# DATASET CONTENT

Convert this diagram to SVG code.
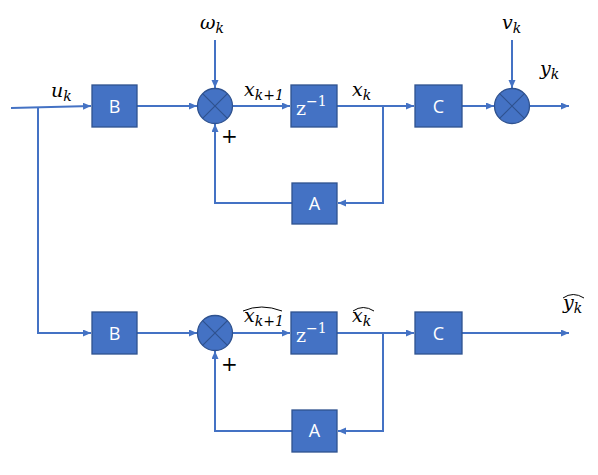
<svg xmlns="http://www.w3.org/2000/svg" width="598" height="475" viewBox="0 0 598 475">
<defs>
<marker id="ah" markerUnits="userSpaceOnUse" markerWidth="9" markerHeight="8" refX="8" refY="3.5" orient="auto">
<path d="M0,0 L8,3.5 L0,7 z" fill="#4472C4"/>
</marker>
<style>
.box{fill:#4472C4;stroke:#2F528F;stroke-width:1.3}
.sum{fill:#4472C4;stroke:#2F528F;stroke-width:1.3}
.cr{stroke:#2F528F;stroke-width:1.2}
.ln{fill:none;stroke:#4472C4;stroke-width:2}
.arr{marker-end:url(#ah)}
.hat{fill:none;stroke:#000;stroke-width:1}
</style>
</defs>
<g id="connectors">
<path class="ln arr" d="M11,108 L91,106"/>
<path class="ln arr" d="M38,107 V333 H91"/>
<path class="ln arr" d="M137,106 H197"/>
<path class="ln arr" d="M215,40 V88"/>
<path class="ln arr" d="M233,106 H290"/>
<path class="ln arr" d="M337,106 H414"/>
<path class="ln arr" d="M462,106 H494"/>
<path class="ln arr" d="M512,40 V88"/>
<path class="ln arr" d="M530,106 H569"/>
<path class="ln arr" d="M383,106 V203 H338"/>
<path class="ln arr" d="M292,203 H215 V124"/>
<path class="ln arr" d="M137,333 H197"/>
<path class="ln arr" d="M233,333 H290"/>
<path class="ln arr" d="M337,333 H414"/>
<path class="ln arr" d="M462,333 H569"/>
<path class="ln arr" d="M383,333 V431 H338"/>
<path class="ln arr" d="M292,431 H215 V351"/>
</g>
<g font-family="Open Sans, Liberation Sans, sans-serif" font-size="18" fill="#ffffff" text-anchor="middle">
<g id="B1"><rect class="box" x="92" y="85" width="45" height="42"/><text x="114.5" y="112.5">B</text></g>
<g id="C1"><rect class="box" x="415" y="85" width="47" height="42"/><text x="438.5" y="112.5">C</text></g>
<g id="A1"><rect class="box" x="292" y="183" width="45" height="41"/><text x="314.5" y="210">A</text></g>
<g id="B2"><rect class="box" x="92" y="312" width="45" height="42"/><text x="114.5" y="339.5">B</text></g>
<g id="C2"><rect class="box" x="415" y="312" width="47" height="42"/><text x="438.5" y="339.5">C</text></g>
<g id="A2"><rect class="box" x="292" y="410" width="45" height="42"/><text x="314.5" y="437">A</text></g>
</g>
<g id="sum1"><circle class="sum" cx="215" cy="106" r="17.5"/><path class="cr" d="M202.6,93.6 L227.4,118.4 M227.4,93.6 L202.6,118.4"/></g>
<g id="sum2"><circle class="sum" cx="512" cy="106" r="17.5"/><path class="cr" d="M499.6,93.6 L524.4,118.4 M524.4,93.6 L499.6,118.4"/></g>
<g id="sum3"><circle class="sum" cx="215" cy="333" r="17.5"/><path class="cr" d="M202.6,320.6 L227.4,345.4 M227.4,320.6 L202.6,345.4"/></g>
<g font-family="DejaVu Serif, serif" font-size="19" fill="#ffffff">
<g id="Z1"><rect class="box" x="291" y="85" width="46" height="42"/><text x="296" y="115">z<tspan dy="-9" font-size="14">−1</tspan></text></g>
<g id="Z2"><rect class="box" x="291" y="312" width="46" height="42"/><text x="296" y="342">z<tspan dy="-9" font-size="14">−1</tspan></text></g>
</g>
<g id="labels" font-family="DejaVu Serif, serif" font-style="italic" font-size="19" fill="#000000">
<text x="51" y="97">u<tspan font-size="14" dy="4">k</tspan></text>
<text x="200" y="29">ω<tspan font-size="14" dy="4">k</tspan></text>
<text x="244" y="96">x<tspan font-size="14" dy="4">k+1</tspan></text>
<text x="352" y="96">x<tspan font-size="14" dy="4">k</tspan></text>
<text x="502" y="29">v<tspan font-size="14" dy="4">k</tspan></text>
<text x="540" y="75">y<tspan font-size="14" dy="4">k</tspan></text>
<text x="244" y="322">x<tspan font-size="14" dy="4">k+1</tspan></text>
<path class="hat" d="M243,311 Q261,303 282,311"/>
<text x="352" y="322">x<tspan font-size="14" dy="4">k</tspan></text>
<path class="hat" d="M353,311 Q363,304 374,311"/>
<text x="563" y="309">y<tspan font-size="14" dy="4">k</tspan></text>
<path class="hat" d="M563,298 Q573,291 584,298"/>
</g>
<g font-family="DejaVu Serif, serif" font-size="20" fill="#000000">
<text x="221" y="143">+</text>
<text x="221" y="371">+</text>
</g>
</svg>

# GIVEN TASK
Print out the lines exactly, skipping any picture.

# CORRECT OUTPUT
Convert this diagram to SVG code.
<svg xmlns="http://www.w3.org/2000/svg" width="598" height="475" viewBox="0 0 598 475">
<defs>
<marker id="ah" markerUnits="userSpaceOnUse" markerWidth="9" markerHeight="8" refX="8" refY="3.5" orient="auto">
<path d="M0,0 L8,3.5 L0,7 z" fill="#4472C4"/>
</marker>
<style>
.box{fill:#4472C4;stroke:#2F528F;stroke-width:1.3}
.sum{fill:#4472C4;stroke:#2F528F;stroke-width:1.3}
.cr{stroke:#2F528F;stroke-width:1.2}
.ln{fill:none;stroke:#4472C4;stroke-width:2}
.arr{marker-end:url(#ah)}
.hat{fill:none;stroke:#000;stroke-width:1}
</style>
</defs>
<g id="connectors">
<path class="ln arr" d="M11,108 L91,106"/>
<path class="ln arr" d="M38,107 V333 H91"/>
<path class="ln arr" d="M137,106 H197"/>
<path class="ln arr" d="M215,40 V88"/>
<path class="ln arr" d="M233,106 H290"/>
<path class="ln arr" d="M337,106 H414"/>
<path class="ln arr" d="M462,106 H494"/>
<path class="ln arr" d="M512,40 V88"/>
<path class="ln arr" d="M530,106 H569"/>
<path class="ln arr" d="M383,106 V203 H338"/>
<path class="ln arr" d="M292,203 H215 V124"/>
<path class="ln arr" d="M137,333 H197"/>
<path class="ln arr" d="M233,333 H290"/>
<path class="ln arr" d="M337,333 H414"/>
<path class="ln arr" d="M462,333 H569"/>
<path class="ln arr" d="M383,333 V431 H338"/>
<path class="ln arr" d="M292,431 H215 V351"/>
</g>
<g font-family="Open Sans, Liberation Sans, sans-serif" font-size="18" fill="#ffffff" text-anchor="middle">
<g id="B1"><rect class="box" x="92" y="85" width="45" height="42"/><text x="114.5" y="112.5">B</text></g>
<g id="C1"><rect class="box" x="415" y="85" width="47" height="42"/><text x="438.5" y="112.5">C</text></g>
<g id="A1"><rect class="box" x="292" y="183" width="45" height="41"/><text x="314.5" y="210">A</text></g>
<g id="B2"><rect class="box" x="92" y="312" width="45" height="42"/><text x="114.5" y="339.5">B</text></g>
<g id="C2"><rect class="box" x="415" y="312" width="47" height="42"/><text x="438.5" y="339.5">C</text></g>
<g id="A2"><rect class="box" x="292" y="410" width="45" height="42"/><text x="314.5" y="437">A</text></g>
</g>
<g id="sum1"><circle class="sum" cx="215" cy="106" r="17.5"/><path class="cr" d="M202.6,93.6 L227.4,118.4 M227.4,93.6 L202.6,118.4"/></g>
<g id="sum2"><circle class="sum" cx="512" cy="106" r="17.5"/><path class="cr" d="M499.6,93.6 L524.4,118.4 M524.4,93.6 L499.6,118.4"/></g>
<g id="sum3"><circle class="sum" cx="215" cy="333" r="17.5"/><path class="cr" d="M202.6,320.6 L227.4,345.4 M227.4,320.6 L202.6,345.4"/></g>
<g font-family="DejaVu Serif, serif" font-size="19" fill="#ffffff">
<g id="Z1"><rect class="box" x="291" y="85" width="46" height="42"/><text x="296" y="115">z<tspan dy="-9" font-size="14">−1</tspan></text></g>
<g id="Z2"><rect class="box" x="291" y="312" width="46" height="42"/><text x="296" y="342">z<tspan dy="-9" font-size="14">−1</tspan></text></g>
</g>
<g id="labels" font-family="DejaVu Serif, serif" font-style="italic" font-size="19" fill="#000000">
<text x="51" y="97">u<tspan font-size="14" dy="4">k</tspan></text>
<text x="200" y="29">ω<tspan font-size="14" dy="4">k</tspan></text>
<text x="244" y="96">x<tspan font-size="14" dy="4">k+1</tspan></text>
<text x="352" y="96">x<tspan font-size="14" dy="4">k</tspan></text>
<text x="502" y="29">v<tspan font-size="14" dy="4">k</tspan></text>
<text x="540" y="75">y<tspan font-size="14" dy="4">k</tspan></text>
<text x="244" y="322">x<tspan font-size="14" dy="4">k+1</tspan></text>
<path class="hat" d="M243,311 Q261,303 282,311"/>
<text x="352" y="322">x<tspan font-size="14" dy="4">k</tspan></text>
<path class="hat" d="M353,311 Q363,304 374,311"/>
<text x="563" y="309">y<tspan font-size="14" dy="4">k</tspan></text>
<path class="hat" d="M563,298 Q573,291 584,298"/>
</g>
<g font-family="DejaVu Serif, serif" font-size="20" fill="#000000">
<text x="221" y="143">+</text>
<text x="221" y="371">+</text>
</g>
</svg>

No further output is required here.